VeritasKarishma
Bunuel
Runners V, W, X, Y, and Z are competing in the Bayville local triathlon. If V finishes before W and W finishes before Z, how many ways can X finish before Y??
A. 5
B. 10
C. 30
D. 60
E. 120
Check this post:
https://www.gmatclub.com/forum/veritas-prep-resource-links-no-longer-available-399979.html#/2011/1 ... s-part-ii/We extend the same concept to this question. VWZ can be arranged in 3! ways but only 1 way is acceptable. So we divide 120 by 3! to get 20.
X finishes before Y in half of these cases so answer is 10.
Hi
VeritasKarishma /
Bunuel,
I ttotally understand the solution that you have provided. But I went wrong when I tried to solve the problem myself. Could you please help me understand where did I go wrong? This is what I did.
Total arrangements possible = 5! = 120
In order to find arrangements where v>w, we can simply divide 120 by 2 i.e. 60.
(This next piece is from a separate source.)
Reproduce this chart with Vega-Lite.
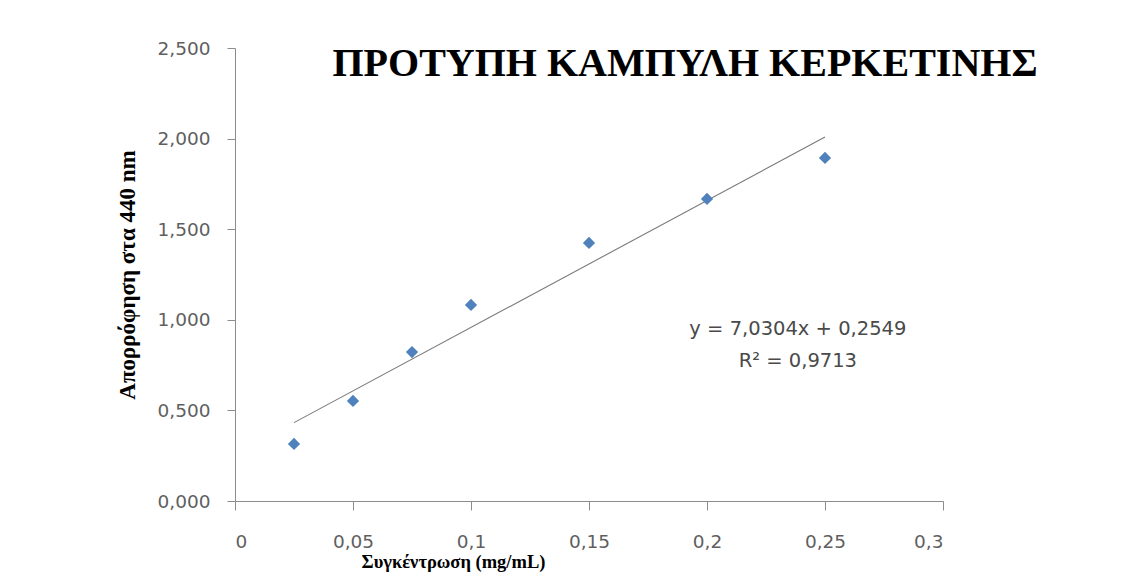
{
  "$schema": "https://vega.github.io/schema/vega-lite/v6.json",
  "width": 708,
  "height": 453,
  "autosize": {"type": "none"},
  "padding": {"left": 235, "top": 48, "right": 191, "bottom": 75},
  "background": "white",
  "config": {
    "locale": {"number": {"decimal": ",", "thousands": ".", "grouping": [3], "currency": ["", " €"]}},
    "view": {"stroke": null},
    "axis": {"grid": false, "domainColor": "#8c8c8c", "tickColor": "#8c8c8c", "labelColor": "#5f5f5f", "labelFont": "DejaVu Sans", "labelFontSize": 18.5, "titleFont": "Liberation Serif", "titleFontWeight": "bold", "titleColor": "#000000"}
  },
  "title": {
    "text": "ΠΡΟΤΥΠΗ ΚΑΜΠΥΛΗ ΚΕΡΚΕΤΙΝΗΣ",
    "font": "Liberation Serif",
    "fontSize": 40,
    "fontWeight": "bold",
    "color": "#000000",
    "anchor": "middle",
    "frame": "group",
    "baseline": "top",
    "offset": -45,
    "dx": 96
  },
  "data": {
    "values": [
      {"c": 0.025, "a": 0.315},
      {"c": 0.05, "a": 0.552},
      {"c": 0.075, "a": 0.822},
      {"c": 0.1, "a": 1.082},
      {"c": 0.15, "a": 1.424},
      {"c": 0.2, "a": 1.667},
      {"c": 0.25, "a": 1.893}
    ]
  },
  "encoding": {
    "x": {"field": "c", "type": "quantitative", "scale": {"domain": [0, 0.3], "nice": false, "zero": true},
      "axis": {"values": [0, 0.05, 0.1, 0.15, 0.2, 0.25, 0.3], "format": "~g", "tickSize": 9, "labelPadding": 22, "title": "Συγκέντρωση (mg/mL)", "titleFontSize": 18.5, "titlePadding": 2, "titleX": 218, "titleAnchor": "middle"}},
    "y": {"field": "a", "type": "quantitative", "scale": {"domain": [0, 2.5], "nice": false},
      "axis": {"values": [0, 0.5, 1, 1.5, 2, 2.5], "format": ".3f", "tickSize": 8, "labelPadding": 17, "title": "Απορρόφηση στα 440 nm", "titleFontSize": 23, "titlePadding": 18}}
  },
  "layer": [
    {
      "transform": [{"regression": "a", "on": "c"}],
      "mark": {"type": "line", "color": "#7a7a7a", "strokeWidth": 1.1},
      "encoding": {}
    },
    {
      "mark": {"type": "point", "shape": "diamond", "filled": true, "color": "#4F81BD", "size": 150, "opacity": 1}
    },
    {
      "data": {"values": [{"c": 0.2385, "a": 0.947, "t": ["y = 7,0304x + 0,2549", "R² = 0,9713"]}]},
      "mark": {"type": "text", "font": "DejaVu Sans", "fontSize": 19.5, "color": "#4a4a4a", "align": "center", "baseline": "middle", "lineHeight": 32},
      "encoding": {"text": {"field": "t"}}
    }
  ]
}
Now these 60 will have only those arrangments where v> w. Also they will have arrangements where w>z and w<z. So if we divide 60 by 2, we get only those arrangements where w> z. similarly, 30/ 2 = 15 gives me only those arrangements where x>y and hence, all conditions are taken care of.
Please explain where am i going wrong in the concept.
The 3 variables are interlinked. The only allowed sequence for them is V W Z.
Now W is before Z in only one of them so dividing by 2 is not correct.